Tenía algo de perversamente fascinante el espectáculo de las barreras de fuego erigidas por grupos incontrolados y violentos en calles y plazas del centro de Barcelona. ¿Cómo es posible, se preguntaba uno ante las imágenes transmitidas de continuo por la televisión, que unos vándalos hubiesen conseguido parapetarse tras contenedores a los que acababan de prender fuego para desde allí mantener en jaque durante horas a las fuerzas de la Policía? ¿Cómo podían algunos de esos jóvenes encapuchados extraer, a la vista de las cámaras y sin que lograra impedirlo ningún policía, los adoquines de las calles para arrojarlos después a unas fuerzas del orden que parecían por momentos como paralizadas? ¿Cómo lograron durante tanto tiempo aplicar sus perversas tácticas de guerrilla urbana, aprendidas en manuales anarquistas y practicadas ya antes en tantas ocasiones, por ejemplo, durante las reuniones del G7?

¿Y qué hacían, mientras ardía el centro de Barcelona, muchos jóvenes que deambulaban por allí? Por lo que nos mostraban las cámaras, hacerse continuamente fotos ante unos contenedores que ardían sin remedio, para enviarlas luego a sus amigos.

Los políticos y los medios de comunicación no han dejado de referirse en los términos más elogiosos a la eficaz y modélica coordinación entre las fuerzas del orden -la Policía Nacional y la catalana-, y es algo de lo que habrá que felicitarse.

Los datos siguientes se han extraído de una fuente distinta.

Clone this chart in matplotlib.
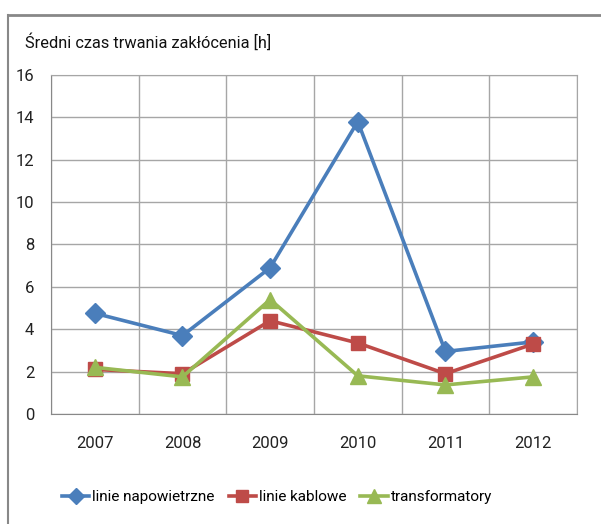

Pero es lícito también preguntarse si fueron suficientes los medios empleados y, sobre todo, si no fallaron los servicios de inteligencia al no conseguir infiltrarse a tiempo en esos círculos violentos y poder adelantarse a sus acciones. ¿Qué hacían, mientras ocurría todo eso, los líderes o promotores del movimiento independentista catalán, incluido el cínico presidente de la Generalitat y voz del prófugo de Waterloo? Repetir hasta el cansancio que lo que estaba sucediendo no iba con ellos, que su movimiento ha sido, es y será siempre pacífico.

No basta, sin embargo, con decir que esos centenares de violentos "no nos representan" porque "somos gente de paz". Se echó mucho de menos desde el primer momento un llamamiento conjunto de esos líderes en contra de esa violencia gratuita, y no solo por contraproducente para la causa que defienden.

Lo que ha sucedido los últimos días en algunos lugares de Cataluña es, ante todo, un problema de orden público que es preciso resolver, sin complejos ni vacilaciones, con los medios que tiene a su disposición un Estado democrático.

Hay quienes parecen partidarios del "cuanto peor, mejor", tratan de provocar a ese mismo Estado para que las imágenes de la inevitable respuesta policial recorran una vez más el mundo y poder así presentarse como víctimas de una España eternamente "represora". Y están, al otro lado, los que se fijan solo en esos episodios violentos para hacer de la anécdota categoría y justificar sus nada disimuladas ansias de meter en cintura a "los catalanes". Los dos extremos se retroalimentan. Y tenemos, para mayor desgracia, nuevas elecciones a la vista.